start

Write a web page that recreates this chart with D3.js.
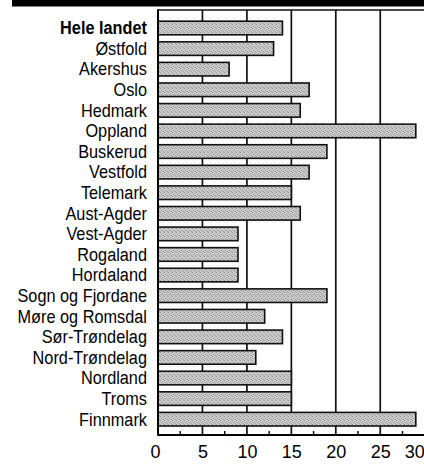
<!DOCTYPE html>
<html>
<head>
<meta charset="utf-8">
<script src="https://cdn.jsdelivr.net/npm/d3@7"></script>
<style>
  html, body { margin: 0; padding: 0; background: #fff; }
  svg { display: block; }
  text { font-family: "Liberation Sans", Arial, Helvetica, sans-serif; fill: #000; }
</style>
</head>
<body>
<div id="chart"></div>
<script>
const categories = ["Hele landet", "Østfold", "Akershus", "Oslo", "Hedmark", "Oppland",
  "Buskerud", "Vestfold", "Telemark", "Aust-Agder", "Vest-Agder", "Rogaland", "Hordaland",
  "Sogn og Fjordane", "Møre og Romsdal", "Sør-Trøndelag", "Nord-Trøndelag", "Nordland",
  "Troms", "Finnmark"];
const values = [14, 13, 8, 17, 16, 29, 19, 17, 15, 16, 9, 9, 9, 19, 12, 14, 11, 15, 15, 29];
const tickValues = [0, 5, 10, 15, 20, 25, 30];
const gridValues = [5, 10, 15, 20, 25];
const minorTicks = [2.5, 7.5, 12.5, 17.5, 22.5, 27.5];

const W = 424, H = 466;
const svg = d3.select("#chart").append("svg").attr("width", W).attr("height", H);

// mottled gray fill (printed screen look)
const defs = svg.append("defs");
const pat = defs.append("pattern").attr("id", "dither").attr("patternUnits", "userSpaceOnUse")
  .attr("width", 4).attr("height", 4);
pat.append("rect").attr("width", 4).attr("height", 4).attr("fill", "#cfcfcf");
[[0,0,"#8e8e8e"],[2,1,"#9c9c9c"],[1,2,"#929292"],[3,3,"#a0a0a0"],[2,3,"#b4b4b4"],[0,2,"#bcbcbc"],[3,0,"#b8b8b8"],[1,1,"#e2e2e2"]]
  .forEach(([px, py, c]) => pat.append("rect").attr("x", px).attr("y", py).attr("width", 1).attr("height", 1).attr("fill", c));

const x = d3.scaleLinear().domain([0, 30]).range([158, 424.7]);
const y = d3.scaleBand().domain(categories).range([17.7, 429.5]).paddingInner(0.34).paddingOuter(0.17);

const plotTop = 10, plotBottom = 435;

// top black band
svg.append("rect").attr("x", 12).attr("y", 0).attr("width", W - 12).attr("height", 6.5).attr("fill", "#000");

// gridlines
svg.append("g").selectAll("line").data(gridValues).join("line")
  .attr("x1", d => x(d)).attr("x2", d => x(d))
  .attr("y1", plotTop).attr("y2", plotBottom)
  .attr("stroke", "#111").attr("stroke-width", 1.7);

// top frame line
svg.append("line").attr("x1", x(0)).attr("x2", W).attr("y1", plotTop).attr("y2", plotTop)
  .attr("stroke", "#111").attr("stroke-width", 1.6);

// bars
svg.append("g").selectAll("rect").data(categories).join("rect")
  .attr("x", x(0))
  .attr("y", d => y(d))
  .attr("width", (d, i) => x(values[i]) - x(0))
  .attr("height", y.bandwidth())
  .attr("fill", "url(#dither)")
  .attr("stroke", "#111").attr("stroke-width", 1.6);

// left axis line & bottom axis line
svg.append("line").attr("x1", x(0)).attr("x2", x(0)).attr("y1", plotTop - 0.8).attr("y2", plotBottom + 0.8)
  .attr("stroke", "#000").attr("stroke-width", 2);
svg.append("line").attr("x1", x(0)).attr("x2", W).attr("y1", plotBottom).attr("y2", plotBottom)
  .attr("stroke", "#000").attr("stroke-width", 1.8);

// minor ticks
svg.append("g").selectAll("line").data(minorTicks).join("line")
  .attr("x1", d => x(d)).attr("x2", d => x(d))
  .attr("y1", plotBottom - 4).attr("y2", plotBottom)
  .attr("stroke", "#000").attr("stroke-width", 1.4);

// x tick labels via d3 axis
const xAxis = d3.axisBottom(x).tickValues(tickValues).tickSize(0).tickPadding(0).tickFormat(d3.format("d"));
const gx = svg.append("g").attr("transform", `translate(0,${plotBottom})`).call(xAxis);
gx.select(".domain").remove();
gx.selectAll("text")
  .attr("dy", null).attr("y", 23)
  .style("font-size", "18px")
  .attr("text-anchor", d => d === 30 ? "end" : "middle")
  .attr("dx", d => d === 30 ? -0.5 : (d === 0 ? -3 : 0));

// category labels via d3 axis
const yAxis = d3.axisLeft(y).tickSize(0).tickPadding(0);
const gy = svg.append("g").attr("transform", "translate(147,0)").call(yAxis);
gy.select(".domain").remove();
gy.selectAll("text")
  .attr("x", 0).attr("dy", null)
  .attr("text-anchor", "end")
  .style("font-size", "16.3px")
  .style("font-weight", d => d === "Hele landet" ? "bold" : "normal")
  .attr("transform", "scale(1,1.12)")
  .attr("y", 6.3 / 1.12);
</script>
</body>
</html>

end

Instructions for the task - The data should be printed again unchanged; leave its pictures out.

Correct answer -
Write a web page that recreates this chart with D3.js.
<!DOCTYPE html>
<html>
<head>
<meta charset="utf-8">
<script src="https://cdn.jsdelivr.net/npm/d3@7"></script>
<style>
  html, body { margin: 0; padding: 0; background: #fff; }
  svg { display: block; }
  text { font-family: "Liberation Sans", Arial, Helvetica, sans-serif; fill: #000; }
</style>
</head>
<body>
<div id="chart"></div>
<script>
const categories = ["Hele landet", "Østfold", "Akershus", "Oslo", "Hedmark", "Oppland",
  "Buskerud", "Vestfold", "Telemark", "Aust-Agder", "Vest-Agder", "Rogaland", "Hordaland",
  "Sogn og Fjordane", "Møre og Romsdal", "Sør-Trøndelag", "Nord-Trøndelag", "Nordland",
  "Troms", "Finnmark"];
const values = [14, 13, 8, 17, 16, 29, 19, 17, 15, 16, 9, 9, 9, 19, 12, 14, 11, 15, 15, 29];
const tickValues = [0, 5, 10, 15, 20, 25, 30];
const gridValues = [5, 10, 15, 20, 25];
const minorTicks = [2.5, 7.5, 12.5, 17.5, 22.5, 27.5];

const W = 424, H = 466;
const svg = d3.select("#chart").append("svg").attr("width", W).attr("height", H);

// mottled gray fill (printed screen look)
const defs = svg.append("defs");
const pat = defs.append("pattern").attr("id", "dither").attr("patternUnits", "userSpaceOnUse")
  .attr("width", 4).attr("height", 4);
pat.append("rect").attr("width", 4).attr("height", 4).attr("fill", "#cfcfcf");
[[0,0,"#8e8e8e"],[2,1,"#9c9c9c"],[1,2,"#929292"],[3,3,"#a0a0a0"],[2,3,"#b4b4b4"],[0,2,"#bcbcbc"],[3,0,"#b8b8b8"],[1,1,"#e2e2e2"]]
  .forEach(([px, py, c]) => pat.append("rect").attr("x", px).attr("y", py).attr("width", 1).attr("height", 1).attr("fill", c));

const x = d3.scaleLinear().domain([0, 30]).range([158, 424.7]);
const y = d3.scaleBand().domain(categories).range([17.7, 429.5]).paddingInner(0.34).paddingOuter(0.17);

const plotTop = 10, plotBottom = 435;

// top black band
svg.append("rect").attr("x", 12).attr("y", 0).attr("width", W - 12).attr("height", 6.5).attr("fill", "#000");

// gridlines
svg.append("g").selectAll("line").data(gridValues).join("line")
  .attr("x1", d => x(d)).attr("x2", d => x(d))
  .attr("y1", plotTop).attr("y2", plotBottom)
  .attr("stroke", "#111").attr("stroke-width", 1.7);

// top frame line
svg.append("line").attr("x1", x(0)).attr("x2", W).attr("y1", plotTop).attr("y2", plotTop)
  .attr("stroke", "#111").attr("stroke-width", 1.6);

// bars
svg.append("g").selectAll("rect").data(categories).join("rect")
  .attr("x", x(0))
  .attr("y", d => y(d))
  .attr("width", (d, i) => x(values[i]) - x(0))
  .attr("height", y.bandwidth())
  .attr("fill", "url(#dither)")
  .attr("stroke", "#111").attr("stroke-width", 1.6);

// left axis line & bottom axis line
svg.append("line").attr("x1", x(0)).attr("x2", x(0)).attr("y1", plotTop - 0.8).attr("y2", plotBottom + 0.8)
  .attr("stroke", "#000").attr("stroke-width", 2);
svg.append("line").attr("x1", x(0)).attr("x2", W).attr("y1", plotBottom).attr("y2", plotBottom)
  .attr("stroke", "#000").attr("stroke-width", 1.8);

// minor ticks
svg.append("g").selectAll("line").data(minorTicks).join("line")
  .attr("x1", d => x(d)).attr("x2", d => x(d))
  .attr("y1", plotBottom - 4).attr("y2", plotBottom)
  .attr("stroke", "#000").attr("stroke-width", 1.4);

// x tick labels via d3 axis
const xAxis = d3.axisBottom(x).tickValues(tickValues).tickSize(0).tickPadding(0).tickFormat(d3.format("d"));
const gx = svg.append("g").attr("transform", `translate(0,${plotBottom})`).call(xAxis);
gx.select(".domain").remove();
gx.selectAll("text")
  .attr("dy", null).attr("y", 23)
  .style("font-size", "18px")
  .attr("text-anchor", d => d === 30 ? "end" : "middle")
  .attr("dx", d => d === 30 ? -0.5 : (d === 0 ? -3 : 0));

// category labels via d3 axis
const yAxis = d3.axisLeft(y).tickSize(0).tickPadding(0);
const gy = svg.append("g").attr("transform", "translate(147,0)").call(yAxis);
gy.select(".domain").remove();
gy.selectAll("text")
  .attr("x", 0).attr("dy", null)
  .attr("text-anchor", "end")
  .style("font-size", "16.3px")
  .style("font-weight", d => d === "Hele landet" ? "bold" : "normal")
  .attr("transform", "scale(1,1.12)")
  .attr("y", 6.3 / 1.12);
</script>
</body>
</html>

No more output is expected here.